-- The exercise --
Transcribe the listing in full, excluding any pictures.

-- Material provided --
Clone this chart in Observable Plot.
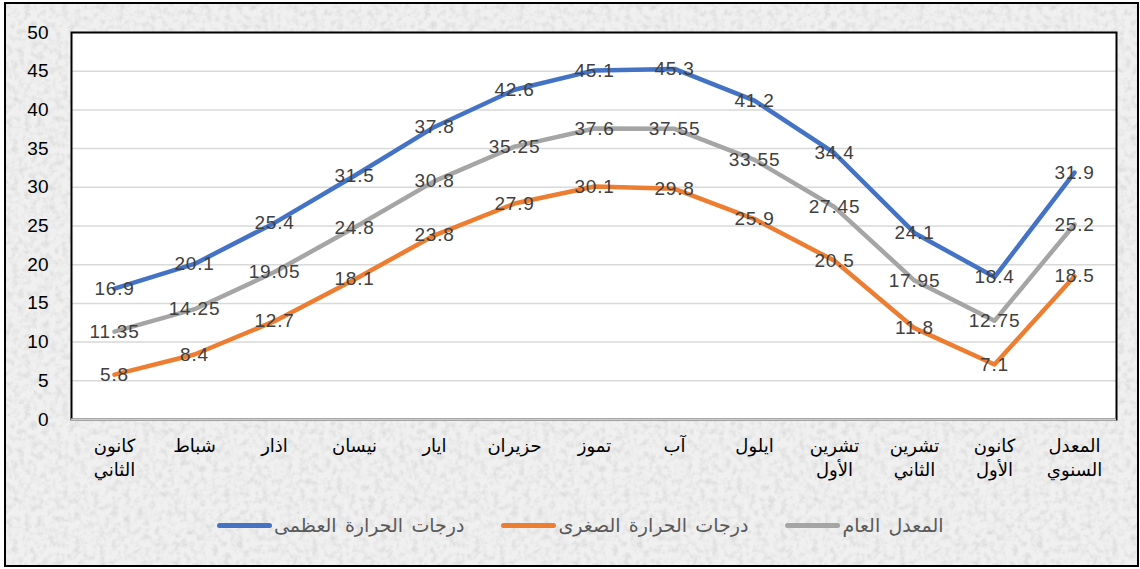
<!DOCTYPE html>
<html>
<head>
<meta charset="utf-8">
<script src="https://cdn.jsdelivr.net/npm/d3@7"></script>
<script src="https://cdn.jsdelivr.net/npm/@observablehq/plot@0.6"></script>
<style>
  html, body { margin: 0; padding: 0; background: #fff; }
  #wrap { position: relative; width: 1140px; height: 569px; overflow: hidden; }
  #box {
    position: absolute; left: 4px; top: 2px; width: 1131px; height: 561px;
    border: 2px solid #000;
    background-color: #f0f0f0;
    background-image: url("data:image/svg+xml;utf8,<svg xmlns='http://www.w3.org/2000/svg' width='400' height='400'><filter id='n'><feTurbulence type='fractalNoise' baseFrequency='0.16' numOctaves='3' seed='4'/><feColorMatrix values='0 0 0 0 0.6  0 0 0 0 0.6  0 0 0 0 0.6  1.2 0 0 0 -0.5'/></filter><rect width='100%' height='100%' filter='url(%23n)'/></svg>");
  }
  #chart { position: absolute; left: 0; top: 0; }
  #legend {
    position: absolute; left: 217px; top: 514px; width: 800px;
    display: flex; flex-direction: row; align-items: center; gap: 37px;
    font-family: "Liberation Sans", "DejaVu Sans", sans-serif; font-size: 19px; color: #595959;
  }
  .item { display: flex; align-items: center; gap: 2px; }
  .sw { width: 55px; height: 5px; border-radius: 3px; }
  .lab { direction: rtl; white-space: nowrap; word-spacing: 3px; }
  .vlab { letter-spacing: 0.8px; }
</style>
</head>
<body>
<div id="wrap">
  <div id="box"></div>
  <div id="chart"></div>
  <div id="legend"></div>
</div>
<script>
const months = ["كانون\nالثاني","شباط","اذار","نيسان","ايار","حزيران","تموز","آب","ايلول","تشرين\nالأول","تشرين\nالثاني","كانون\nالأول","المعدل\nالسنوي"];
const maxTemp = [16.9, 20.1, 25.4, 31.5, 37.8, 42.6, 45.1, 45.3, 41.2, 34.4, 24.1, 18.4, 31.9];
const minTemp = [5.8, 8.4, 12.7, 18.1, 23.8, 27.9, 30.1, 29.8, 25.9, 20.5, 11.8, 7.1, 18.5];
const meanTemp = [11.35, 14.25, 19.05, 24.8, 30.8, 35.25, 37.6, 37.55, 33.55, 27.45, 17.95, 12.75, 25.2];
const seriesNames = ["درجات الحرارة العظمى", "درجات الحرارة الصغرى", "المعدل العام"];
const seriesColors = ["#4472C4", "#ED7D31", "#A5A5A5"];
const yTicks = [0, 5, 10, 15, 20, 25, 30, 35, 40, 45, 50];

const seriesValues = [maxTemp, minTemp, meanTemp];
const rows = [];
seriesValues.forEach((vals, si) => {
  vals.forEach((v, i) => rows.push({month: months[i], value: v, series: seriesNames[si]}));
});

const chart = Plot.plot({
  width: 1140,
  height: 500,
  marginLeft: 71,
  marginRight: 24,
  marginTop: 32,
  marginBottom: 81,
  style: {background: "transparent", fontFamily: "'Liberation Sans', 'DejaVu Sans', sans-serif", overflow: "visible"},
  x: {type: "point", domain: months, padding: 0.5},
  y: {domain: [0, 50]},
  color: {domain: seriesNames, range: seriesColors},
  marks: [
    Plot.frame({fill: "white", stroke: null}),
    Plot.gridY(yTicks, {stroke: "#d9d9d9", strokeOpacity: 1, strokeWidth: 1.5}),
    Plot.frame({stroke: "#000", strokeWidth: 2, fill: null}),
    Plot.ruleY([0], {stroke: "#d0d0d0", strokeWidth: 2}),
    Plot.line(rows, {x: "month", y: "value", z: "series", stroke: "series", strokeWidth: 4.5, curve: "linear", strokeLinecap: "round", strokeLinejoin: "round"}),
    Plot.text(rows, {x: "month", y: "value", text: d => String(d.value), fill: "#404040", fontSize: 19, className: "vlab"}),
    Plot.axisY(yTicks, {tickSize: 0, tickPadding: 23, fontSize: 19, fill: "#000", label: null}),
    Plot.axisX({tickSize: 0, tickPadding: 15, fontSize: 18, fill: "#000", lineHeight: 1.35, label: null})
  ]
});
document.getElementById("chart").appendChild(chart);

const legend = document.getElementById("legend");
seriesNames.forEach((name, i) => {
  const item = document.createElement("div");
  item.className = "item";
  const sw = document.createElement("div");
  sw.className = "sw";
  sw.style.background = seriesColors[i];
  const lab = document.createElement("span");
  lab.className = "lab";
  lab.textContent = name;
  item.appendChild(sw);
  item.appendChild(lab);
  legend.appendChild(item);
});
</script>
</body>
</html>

-- Solution to this task --
Clone this chart in Observable Plot.
<!DOCTYPE html>
<html>
<head>
<meta charset="utf-8">
<script src="https://cdn.jsdelivr.net/npm/d3@7"></script>
<script src="https://cdn.jsdelivr.net/npm/@observablehq/plot@0.6"></script>
<style>
  html, body { margin: 0; padding: 0; background: #fff; }
  #wrap { position: relative; width: 1140px; height: 569px; overflow: hidden; }
  #box {
    position: absolute; left: 4px; top: 2px; width: 1131px; height: 561px;
    border: 2px solid #000;
    background-color: #f0f0f0;
    background-image: url("data:image/svg+xml;utf8,<svg xmlns='http://www.w3.org/2000/svg' width='400' height='400'><filter id='n'><feTurbulence type='fractalNoise' baseFrequency='0.16' numOctaves='3' seed='4'/><feColorMatrix values='0 0 0 0 0.6  0 0 0 0 0.6  0 0 0 0 0.6  1.2 0 0 0 -0.5'/></filter><rect width='100%' height='100%' filter='url(%23n)'/></svg>");
  }
  #chart { position: absolute; left: 0; top: 0; }
  #legend {
    position: absolute; left: 217px; top: 514px; width: 800px;
    display: flex; flex-direction: row; align-items: center; gap: 37px;
    font-family: "Liberation Sans", "DejaVu Sans", sans-serif; font-size: 19px; color: #595959;
  }
  .item { display: flex; align-items: center; gap: 2px; }
  .sw { width: 55px; height: 5px; border-radius: 3px; }
  .lab { direction: rtl; white-space: nowrap; word-spacing: 3px; }
  .vlab { letter-spacing: 0.8px; }
</style>
</head>
<body>
<div id="wrap">
  <div id="box"></div>
  <div id="chart"></div>
  <div id="legend"></div>
</div>
<script>
const months = ["كانون\nالثاني","شباط","اذار","نيسان","ايار","حزيران","تموز","آب","ايلول","تشرين\nالأول","تشرين\nالثاني","كانون\nالأول","المعدل\nالسنوي"];
const maxTemp = [16.9, 20.1, 25.4, 31.5, 37.8, 42.6, 45.1, 45.3, 41.2, 34.4, 24.1, 18.4, 31.9];
const minTemp = [5.8, 8.4, 12.7, 18.1, 23.8, 27.9, 30.1, 29.8, 25.9, 20.5, 11.8, 7.1, 18.5];
const meanTemp = [11.35, 14.25, 19.05, 24.8, 30.8, 35.25, 37.6, 37.55, 33.55, 27.45, 17.95, 12.75, 25.2];
const seriesNames = ["درجات الحرارة العظمى", "درجات الحرارة الصغرى", "المعدل العام"];
const seriesColors = ["#4472C4", "#ED7D31", "#A5A5A5"];
const yTicks = [0, 5, 10, 15, 20, 25, 30, 35, 40, 45, 50];

const seriesValues = [maxTemp, minTemp, meanTemp];
const rows = [];
seriesValues.forEach((vals, si) => {
  vals.forEach((v, i) => rows.push({month: months[i], value: v, series: seriesNames[si]}));
});

const chart = Plot.plot({
  width: 1140,
  height: 500,
  marginLeft: 71,
  marginRight: 24,
  marginTop: 32,
  marginBottom: 81,
  style: {background: "transparent", fontFamily: "'Liberation Sans', 'DejaVu Sans', sans-serif", overflow: "visible"},
  x: {type: "point", domain: months, padding: 0.5},
  y: {domain: [0, 50]},
  color: {domain: seriesNames, range: seriesColors},
  marks: [
    Plot.frame({fill: "white", stroke: null}),
    Plot.gridY(yTicks, {stroke: "#d9d9d9", strokeOpacity: 1, strokeWidth: 1.5}),
    Plot.frame({stroke: "#000", strokeWidth: 2, fill: null}),
    Plot.ruleY([0], {stroke: "#d0d0d0", strokeWidth: 2}),
    Plot.line(rows, {x: "month", y: "value", z: "series", stroke: "series", strokeWidth: 4.5, curve: "linear", strokeLinecap: "round", strokeLinejoin: "round"}),
    Plot.text(rows, {x: "month", y: "value", text: d => String(d.value), fill: "#404040", fontSize: 19, className: "vlab"}),
    Plot.axisY(yTicks, {tickSize: 0, tickPadding: 23, fontSize: 19, fill: "#000", label: null}),
    Plot.axisX({tickSize: 0, tickPadding: 15, fontSize: 18, fill: "#000", lineHeight: 1.35, label: null})
  ]
});
document.getElementById("chart").appendChild(chart);

const legend = document.getElementById("legend");
seriesNames.forEach((name, i) => {
  const item = document.createElement("div");
  item.className = "item";
  const sw = document.createElement("div");
  sw.className = "sw";
  sw.style.background = seriesColors[i];
  const lab = document.createElement("span");
  lab.className = "lab";
  lab.textContent = name;
  item.appendChild(sw);
  item.appendChild(lab);
  legend.appendChild(item);
});
</script>
</body>
</html>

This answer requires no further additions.